## [WHAT NEEDS TO BE DONE]
All the data should be repeated exactly. Any image in it is left out.

## [SUPPLIED INFORMATION]
-------------------------

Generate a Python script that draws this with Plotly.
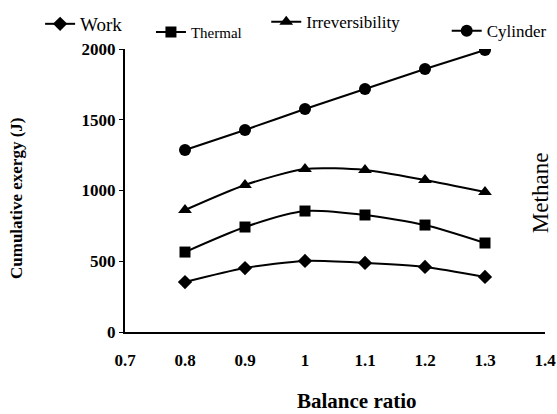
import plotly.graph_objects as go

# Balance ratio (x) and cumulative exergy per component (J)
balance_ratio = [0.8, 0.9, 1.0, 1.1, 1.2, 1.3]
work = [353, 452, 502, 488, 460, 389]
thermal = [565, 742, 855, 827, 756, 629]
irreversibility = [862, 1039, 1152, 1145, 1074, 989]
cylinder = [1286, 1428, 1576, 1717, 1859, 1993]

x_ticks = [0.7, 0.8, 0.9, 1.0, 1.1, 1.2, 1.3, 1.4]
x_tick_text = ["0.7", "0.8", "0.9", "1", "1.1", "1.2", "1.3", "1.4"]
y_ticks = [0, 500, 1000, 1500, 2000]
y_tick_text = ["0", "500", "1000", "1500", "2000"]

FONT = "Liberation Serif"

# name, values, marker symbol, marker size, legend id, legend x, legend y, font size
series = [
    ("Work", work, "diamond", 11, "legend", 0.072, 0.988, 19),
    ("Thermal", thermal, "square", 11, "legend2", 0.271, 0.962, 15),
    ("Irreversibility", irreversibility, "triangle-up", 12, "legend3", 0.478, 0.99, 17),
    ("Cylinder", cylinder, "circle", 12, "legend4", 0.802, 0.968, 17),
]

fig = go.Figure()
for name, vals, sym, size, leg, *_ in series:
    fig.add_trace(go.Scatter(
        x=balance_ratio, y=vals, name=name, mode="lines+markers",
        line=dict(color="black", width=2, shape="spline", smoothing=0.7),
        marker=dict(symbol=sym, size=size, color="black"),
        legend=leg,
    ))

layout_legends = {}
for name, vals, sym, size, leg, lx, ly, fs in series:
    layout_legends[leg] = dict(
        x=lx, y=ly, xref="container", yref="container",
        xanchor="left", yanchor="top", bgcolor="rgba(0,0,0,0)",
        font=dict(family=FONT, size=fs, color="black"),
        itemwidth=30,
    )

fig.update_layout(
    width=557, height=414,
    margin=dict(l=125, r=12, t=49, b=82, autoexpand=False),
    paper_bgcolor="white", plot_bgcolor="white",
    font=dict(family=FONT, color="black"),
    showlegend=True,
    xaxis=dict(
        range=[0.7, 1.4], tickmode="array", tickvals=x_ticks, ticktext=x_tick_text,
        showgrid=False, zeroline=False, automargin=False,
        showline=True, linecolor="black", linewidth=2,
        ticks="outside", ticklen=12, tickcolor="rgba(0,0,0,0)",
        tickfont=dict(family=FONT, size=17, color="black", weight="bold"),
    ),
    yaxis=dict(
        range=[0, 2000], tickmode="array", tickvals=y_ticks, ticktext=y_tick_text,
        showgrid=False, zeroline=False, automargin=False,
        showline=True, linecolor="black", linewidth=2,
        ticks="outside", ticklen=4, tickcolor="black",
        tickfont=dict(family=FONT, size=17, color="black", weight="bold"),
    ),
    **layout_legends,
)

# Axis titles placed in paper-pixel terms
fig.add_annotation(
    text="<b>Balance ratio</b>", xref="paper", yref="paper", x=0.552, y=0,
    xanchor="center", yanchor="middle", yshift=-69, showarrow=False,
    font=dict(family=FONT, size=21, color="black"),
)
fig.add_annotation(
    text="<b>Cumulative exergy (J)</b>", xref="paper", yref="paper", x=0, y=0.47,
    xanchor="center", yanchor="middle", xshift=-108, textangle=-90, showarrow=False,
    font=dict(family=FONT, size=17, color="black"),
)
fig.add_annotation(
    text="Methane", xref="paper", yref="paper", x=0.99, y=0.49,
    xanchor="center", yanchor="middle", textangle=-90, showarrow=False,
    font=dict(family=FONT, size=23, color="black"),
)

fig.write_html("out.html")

-------------------------

## [RESULT]
Generate a Python script that draws this with Plotly.
import plotly.graph_objects as go

# Balance ratio (x) and cumulative exergy per component (J)
balance_ratio = [0.8, 0.9, 1.0, 1.1, 1.2, 1.3]
work = [353, 452, 502, 488, 460, 389]
thermal = [565, 742, 855, 827, 756, 629]
irreversibility = [862, 1039, 1152, 1145, 1074, 989]
cylinder = [1286, 1428, 1576, 1717, 1859, 1993]

x_ticks = [0.7, 0.8, 0.9, 1.0, 1.1, 1.2, 1.3, 1.4]
x_tick_text = ["0.7", "0.8", "0.9", "1", "1.1", "1.2", "1.3", "1.4"]
y_ticks = [0, 500, 1000, 1500, 2000]
y_tick_text = ["0", "500", "1000", "1500", "2000"]

FONT = "Liberation Serif"

# name, values, marker symbol, marker size, legend id, legend x, legend y, font size
series = [
    ("Work", work, "diamond", 11, "legend", 0.072, 0.988, 19),
    ("Thermal", thermal, "square", 11, "legend2", 0.271, 0.962, 15),
    ("Irreversibility", irreversibility, "triangle-up", 12, "legend3", 0.478, 0.99, 17),
    ("Cylinder", cylinder, "circle", 12, "legend4", 0.802, 0.968, 17),
]

fig = go.Figure()
for name, vals, sym, size, leg, *_ in series:
    fig.add_trace(go.Scatter(
        x=balance_ratio, y=vals, name=name, mode="lines+markers",
        line=dict(color="black", width=2, shape="spline", smoothing=0.7),
        marker=dict(symbol=sym, size=size, color="black"),
        legend=leg,
    ))

layout_legends = {}
for name, vals, sym, size, leg, lx, ly, fs in series:
    layout_legends[leg] = dict(
        x=lx, y=ly, xref="container", yref="container",
        xanchor="left", yanchor="top", bgcolor="rgba(0,0,0,0)",
        font=dict(family=FONT, size=fs, color="black"),
        itemwidth=30,
    )

fig.update_layout(
    width=557, height=414,
    margin=dict(l=125, r=12, t=49, b=82, autoexpand=False),
    paper_bgcolor="white", plot_bgcolor="white",
    font=dict(family=FONT, color="black"),
    showlegend=True,
    xaxis=dict(
        range=[0.7, 1.4], tickmode="array", tickvals=x_ticks, ticktext=x_tick_text,
        showgrid=False, zeroline=False, automargin=False,
        showline=True, linecolor="black", linewidth=2,
        ticks="outside", ticklen=12, tickcolor="rgba(0,0,0,0)",
        tickfont=dict(family=FONT, size=17, color="black", weight="bold"),
    ),
    yaxis=dict(
        range=[0, 2000], tickmode="array", tickvals=y_ticks, ticktext=y_tick_text,
        showgrid=False, zeroline=False, automargin=False,
        showline=True, linecolor="black", linewidth=2,
        ticks="outside", ticklen=4, tickcolor="black",
        tickfont=dict(family=FONT, size=17, color="black", weight="bold"),
    ),
    **layout_legends,
)

# Axis titles placed in paper-pixel terms
fig.add_annotation(
    text="<b>Balance ratio</b>", xref="paper", yref="paper", x=0.552, y=0,
    xanchor="center", yanchor="middle", yshift=-69, showarrow=False,
    font=dict(family=FONT, size=21, color="black"),
)
fig.add_annotation(
    text="<b>Cumulative exergy (J)</b>", xref="paper", yref="paper", x=0, y=0.47,
    xanchor="center", yanchor="middle", xshift=-108, textangle=-90, showarrow=False,
    font=dict(family=FONT, size=17, color="black"),
)
fig.add_annotation(
    text="Methane", xref="paper", yref="paper", x=0.99, y=0.49,
    xanchor="center", yanchor="middle", textangle=-90, showarrow=False,
    font=dict(family=FONT, size=23, color="black"),
)

fig.write_html("out.html")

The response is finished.